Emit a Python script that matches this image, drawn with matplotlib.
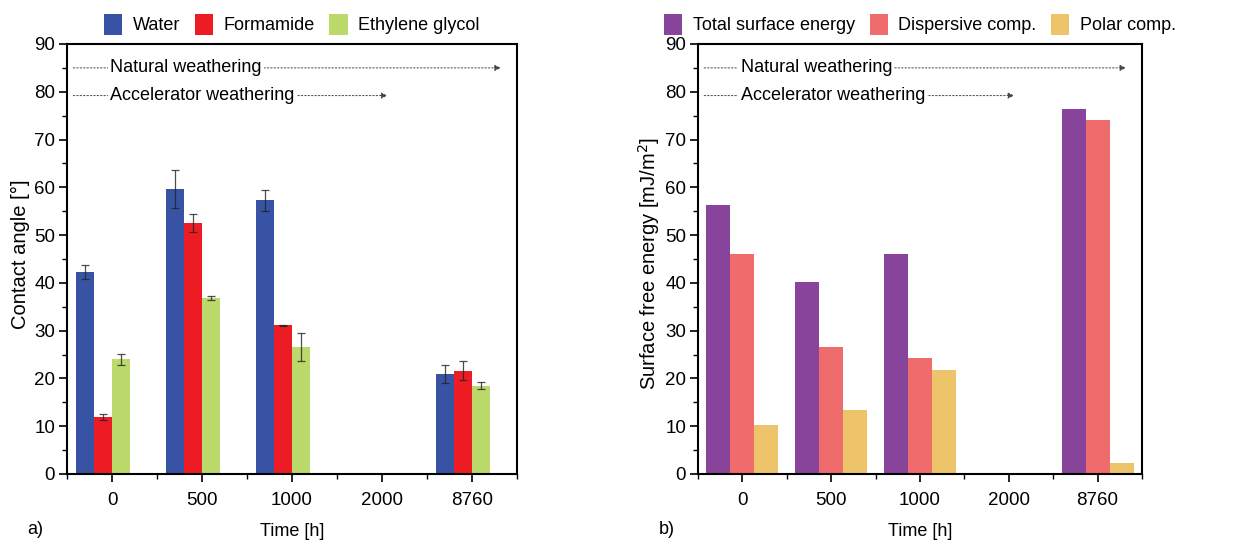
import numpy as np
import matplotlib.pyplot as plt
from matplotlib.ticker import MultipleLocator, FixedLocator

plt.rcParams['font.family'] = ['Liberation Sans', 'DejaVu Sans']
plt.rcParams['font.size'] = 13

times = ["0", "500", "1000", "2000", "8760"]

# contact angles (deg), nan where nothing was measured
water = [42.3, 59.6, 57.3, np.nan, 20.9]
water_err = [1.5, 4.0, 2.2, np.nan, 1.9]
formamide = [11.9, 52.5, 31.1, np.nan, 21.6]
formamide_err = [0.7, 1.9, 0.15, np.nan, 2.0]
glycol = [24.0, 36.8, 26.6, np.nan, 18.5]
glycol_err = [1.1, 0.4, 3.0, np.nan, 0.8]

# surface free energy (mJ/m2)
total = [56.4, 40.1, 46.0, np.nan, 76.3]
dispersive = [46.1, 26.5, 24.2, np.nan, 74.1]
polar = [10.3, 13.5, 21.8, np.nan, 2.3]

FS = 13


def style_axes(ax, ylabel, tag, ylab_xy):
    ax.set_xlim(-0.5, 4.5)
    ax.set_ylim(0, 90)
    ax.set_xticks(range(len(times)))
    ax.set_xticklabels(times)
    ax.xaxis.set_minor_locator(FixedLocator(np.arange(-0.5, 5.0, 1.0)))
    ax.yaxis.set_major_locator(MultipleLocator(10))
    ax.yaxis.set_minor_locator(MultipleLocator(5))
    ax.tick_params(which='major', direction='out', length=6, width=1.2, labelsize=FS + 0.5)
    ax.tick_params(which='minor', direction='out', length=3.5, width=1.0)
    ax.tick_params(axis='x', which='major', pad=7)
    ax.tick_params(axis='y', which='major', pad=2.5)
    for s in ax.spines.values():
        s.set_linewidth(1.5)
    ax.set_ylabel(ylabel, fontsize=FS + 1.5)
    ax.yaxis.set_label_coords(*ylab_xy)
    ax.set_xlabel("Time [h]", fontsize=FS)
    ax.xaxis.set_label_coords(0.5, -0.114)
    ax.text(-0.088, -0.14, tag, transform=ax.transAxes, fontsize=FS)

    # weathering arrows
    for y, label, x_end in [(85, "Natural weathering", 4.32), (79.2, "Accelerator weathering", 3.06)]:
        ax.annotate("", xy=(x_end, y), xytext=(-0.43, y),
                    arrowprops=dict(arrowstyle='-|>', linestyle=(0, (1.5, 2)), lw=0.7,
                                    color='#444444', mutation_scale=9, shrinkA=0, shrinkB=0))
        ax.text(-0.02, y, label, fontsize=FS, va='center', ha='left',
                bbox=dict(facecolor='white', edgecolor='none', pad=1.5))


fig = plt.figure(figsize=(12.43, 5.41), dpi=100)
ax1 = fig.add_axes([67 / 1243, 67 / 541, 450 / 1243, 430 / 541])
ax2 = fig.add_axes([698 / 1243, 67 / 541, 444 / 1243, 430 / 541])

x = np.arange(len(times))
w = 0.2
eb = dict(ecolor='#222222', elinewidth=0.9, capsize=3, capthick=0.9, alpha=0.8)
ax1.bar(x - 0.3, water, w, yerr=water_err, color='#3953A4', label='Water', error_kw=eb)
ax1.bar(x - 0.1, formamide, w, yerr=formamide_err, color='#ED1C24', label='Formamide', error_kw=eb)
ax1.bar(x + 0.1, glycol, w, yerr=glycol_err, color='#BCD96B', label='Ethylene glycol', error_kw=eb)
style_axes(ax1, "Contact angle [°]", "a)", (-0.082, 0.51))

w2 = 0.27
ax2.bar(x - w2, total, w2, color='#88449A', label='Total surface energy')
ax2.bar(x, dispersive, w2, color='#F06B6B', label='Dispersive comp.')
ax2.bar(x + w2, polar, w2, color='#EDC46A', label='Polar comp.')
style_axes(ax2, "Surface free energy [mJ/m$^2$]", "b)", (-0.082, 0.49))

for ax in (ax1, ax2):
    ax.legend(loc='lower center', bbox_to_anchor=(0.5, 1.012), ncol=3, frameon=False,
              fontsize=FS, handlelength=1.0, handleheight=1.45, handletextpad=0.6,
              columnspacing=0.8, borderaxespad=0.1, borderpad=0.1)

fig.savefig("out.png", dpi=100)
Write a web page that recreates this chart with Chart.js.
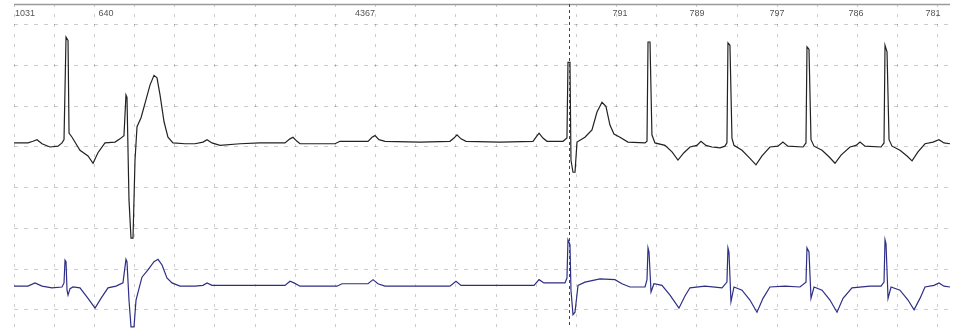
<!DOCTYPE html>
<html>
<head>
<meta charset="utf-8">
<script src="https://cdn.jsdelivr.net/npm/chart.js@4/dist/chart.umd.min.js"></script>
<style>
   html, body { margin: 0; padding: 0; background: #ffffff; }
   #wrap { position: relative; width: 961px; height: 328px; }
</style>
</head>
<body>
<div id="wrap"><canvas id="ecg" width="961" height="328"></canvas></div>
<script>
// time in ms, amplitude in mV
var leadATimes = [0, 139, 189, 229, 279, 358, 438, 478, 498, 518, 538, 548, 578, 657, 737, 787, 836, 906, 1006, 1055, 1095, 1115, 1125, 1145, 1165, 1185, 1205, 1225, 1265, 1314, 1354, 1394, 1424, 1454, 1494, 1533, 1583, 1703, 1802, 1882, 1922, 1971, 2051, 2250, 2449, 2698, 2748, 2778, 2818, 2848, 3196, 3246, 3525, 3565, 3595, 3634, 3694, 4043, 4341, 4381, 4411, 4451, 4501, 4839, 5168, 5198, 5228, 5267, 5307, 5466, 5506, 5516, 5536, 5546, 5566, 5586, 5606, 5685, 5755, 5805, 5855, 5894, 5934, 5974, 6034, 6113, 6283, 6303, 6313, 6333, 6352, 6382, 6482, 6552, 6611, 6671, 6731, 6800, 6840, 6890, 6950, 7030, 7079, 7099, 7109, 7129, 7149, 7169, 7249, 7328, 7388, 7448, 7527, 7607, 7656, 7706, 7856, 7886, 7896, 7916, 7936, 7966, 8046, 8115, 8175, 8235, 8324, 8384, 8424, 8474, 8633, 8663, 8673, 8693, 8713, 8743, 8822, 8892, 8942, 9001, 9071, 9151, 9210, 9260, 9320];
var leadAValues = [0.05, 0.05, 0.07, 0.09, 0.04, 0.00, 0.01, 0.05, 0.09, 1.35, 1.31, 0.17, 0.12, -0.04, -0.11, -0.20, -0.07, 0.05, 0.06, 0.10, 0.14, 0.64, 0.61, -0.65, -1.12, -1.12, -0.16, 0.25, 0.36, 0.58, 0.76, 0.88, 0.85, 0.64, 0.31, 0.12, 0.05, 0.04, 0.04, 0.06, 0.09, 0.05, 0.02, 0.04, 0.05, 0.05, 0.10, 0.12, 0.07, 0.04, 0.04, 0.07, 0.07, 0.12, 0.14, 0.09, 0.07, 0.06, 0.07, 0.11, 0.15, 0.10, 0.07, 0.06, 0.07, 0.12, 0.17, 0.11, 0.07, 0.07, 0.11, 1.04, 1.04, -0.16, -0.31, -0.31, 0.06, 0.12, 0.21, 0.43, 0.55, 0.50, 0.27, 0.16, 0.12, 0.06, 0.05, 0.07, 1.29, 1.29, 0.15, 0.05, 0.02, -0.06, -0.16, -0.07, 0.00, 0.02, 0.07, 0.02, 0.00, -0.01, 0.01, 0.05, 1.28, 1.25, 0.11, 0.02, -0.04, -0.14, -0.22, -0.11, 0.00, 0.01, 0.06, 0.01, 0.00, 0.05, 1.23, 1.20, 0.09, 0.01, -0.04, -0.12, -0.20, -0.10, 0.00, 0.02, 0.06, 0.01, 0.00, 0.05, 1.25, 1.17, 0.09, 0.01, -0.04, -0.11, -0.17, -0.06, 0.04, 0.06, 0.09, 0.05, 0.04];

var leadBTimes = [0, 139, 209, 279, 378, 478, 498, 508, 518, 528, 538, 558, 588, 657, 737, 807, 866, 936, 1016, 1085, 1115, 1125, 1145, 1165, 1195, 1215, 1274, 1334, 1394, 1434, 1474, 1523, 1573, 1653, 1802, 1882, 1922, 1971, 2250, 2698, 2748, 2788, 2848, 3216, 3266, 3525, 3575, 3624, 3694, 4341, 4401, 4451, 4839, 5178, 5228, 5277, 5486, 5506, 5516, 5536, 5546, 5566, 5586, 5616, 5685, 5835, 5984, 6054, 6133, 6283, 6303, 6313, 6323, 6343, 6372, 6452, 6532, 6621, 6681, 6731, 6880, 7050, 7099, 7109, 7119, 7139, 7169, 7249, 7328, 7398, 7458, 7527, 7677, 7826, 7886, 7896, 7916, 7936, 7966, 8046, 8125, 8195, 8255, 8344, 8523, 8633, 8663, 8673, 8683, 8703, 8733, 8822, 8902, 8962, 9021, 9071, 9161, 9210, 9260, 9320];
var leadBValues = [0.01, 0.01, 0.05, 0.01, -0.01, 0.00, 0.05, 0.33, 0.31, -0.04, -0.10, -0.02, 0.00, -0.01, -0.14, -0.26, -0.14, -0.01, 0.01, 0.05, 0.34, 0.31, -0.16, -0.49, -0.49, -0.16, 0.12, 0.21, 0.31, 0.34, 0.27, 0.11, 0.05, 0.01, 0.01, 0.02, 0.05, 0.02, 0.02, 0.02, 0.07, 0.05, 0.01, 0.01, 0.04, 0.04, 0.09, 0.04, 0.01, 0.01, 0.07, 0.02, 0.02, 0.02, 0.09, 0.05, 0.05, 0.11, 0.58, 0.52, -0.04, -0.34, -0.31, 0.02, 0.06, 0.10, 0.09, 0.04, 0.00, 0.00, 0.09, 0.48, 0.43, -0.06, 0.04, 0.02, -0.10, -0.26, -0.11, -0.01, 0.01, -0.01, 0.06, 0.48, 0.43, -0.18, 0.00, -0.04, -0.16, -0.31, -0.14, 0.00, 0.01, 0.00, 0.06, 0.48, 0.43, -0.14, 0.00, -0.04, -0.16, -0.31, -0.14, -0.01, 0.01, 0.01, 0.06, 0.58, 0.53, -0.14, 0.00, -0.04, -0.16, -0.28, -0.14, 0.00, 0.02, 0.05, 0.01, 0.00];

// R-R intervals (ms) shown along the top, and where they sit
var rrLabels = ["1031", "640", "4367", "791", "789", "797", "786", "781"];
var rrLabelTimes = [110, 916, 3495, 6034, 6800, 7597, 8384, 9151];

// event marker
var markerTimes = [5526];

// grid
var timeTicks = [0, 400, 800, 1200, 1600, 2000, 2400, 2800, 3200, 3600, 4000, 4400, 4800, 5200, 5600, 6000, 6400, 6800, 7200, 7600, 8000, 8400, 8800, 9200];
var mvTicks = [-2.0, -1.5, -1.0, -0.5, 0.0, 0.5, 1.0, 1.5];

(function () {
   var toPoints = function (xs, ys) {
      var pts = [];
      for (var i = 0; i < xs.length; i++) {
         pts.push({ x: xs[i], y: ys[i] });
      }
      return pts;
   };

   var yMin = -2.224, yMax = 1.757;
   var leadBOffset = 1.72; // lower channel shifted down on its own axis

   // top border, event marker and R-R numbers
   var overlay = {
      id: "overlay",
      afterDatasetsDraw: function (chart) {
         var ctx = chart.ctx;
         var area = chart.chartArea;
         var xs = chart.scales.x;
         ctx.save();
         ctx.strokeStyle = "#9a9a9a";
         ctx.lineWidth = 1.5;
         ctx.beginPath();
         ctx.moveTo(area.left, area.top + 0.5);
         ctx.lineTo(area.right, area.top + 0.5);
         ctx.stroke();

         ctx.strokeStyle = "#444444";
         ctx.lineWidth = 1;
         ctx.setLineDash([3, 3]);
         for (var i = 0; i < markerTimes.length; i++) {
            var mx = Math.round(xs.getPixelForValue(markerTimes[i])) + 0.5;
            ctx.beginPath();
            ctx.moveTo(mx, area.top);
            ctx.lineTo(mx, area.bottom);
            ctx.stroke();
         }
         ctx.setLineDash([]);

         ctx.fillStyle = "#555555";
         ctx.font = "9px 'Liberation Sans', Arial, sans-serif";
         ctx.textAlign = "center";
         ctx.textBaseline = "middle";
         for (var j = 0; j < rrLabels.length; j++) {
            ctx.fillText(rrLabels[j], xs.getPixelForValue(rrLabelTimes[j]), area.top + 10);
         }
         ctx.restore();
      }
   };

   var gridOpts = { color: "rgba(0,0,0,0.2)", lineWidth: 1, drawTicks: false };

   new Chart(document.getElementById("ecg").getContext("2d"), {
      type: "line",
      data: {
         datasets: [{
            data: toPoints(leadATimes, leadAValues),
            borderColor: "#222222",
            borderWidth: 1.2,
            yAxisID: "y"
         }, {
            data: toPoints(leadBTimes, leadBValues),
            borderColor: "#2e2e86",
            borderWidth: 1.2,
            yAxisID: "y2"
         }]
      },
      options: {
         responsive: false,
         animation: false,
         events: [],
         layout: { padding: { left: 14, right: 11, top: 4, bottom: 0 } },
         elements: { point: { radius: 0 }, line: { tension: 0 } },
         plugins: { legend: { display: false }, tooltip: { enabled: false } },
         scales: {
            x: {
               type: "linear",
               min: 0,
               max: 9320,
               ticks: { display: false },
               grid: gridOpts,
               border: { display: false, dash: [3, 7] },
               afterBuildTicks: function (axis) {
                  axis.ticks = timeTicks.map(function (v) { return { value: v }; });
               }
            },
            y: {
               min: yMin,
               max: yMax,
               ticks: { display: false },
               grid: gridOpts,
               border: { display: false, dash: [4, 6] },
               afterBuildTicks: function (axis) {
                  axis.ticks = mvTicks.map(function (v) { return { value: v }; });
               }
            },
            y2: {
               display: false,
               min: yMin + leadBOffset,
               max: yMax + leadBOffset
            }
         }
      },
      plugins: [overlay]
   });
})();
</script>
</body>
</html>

________________________

■ REQUIREMENT: Extract every line from the records above that contains the word "this".

■ EXERCISE SOLUTION:
Emit a Python script that matches this image, drawn with matplotlib.
Write a web page that recreates this chart with Chart.js.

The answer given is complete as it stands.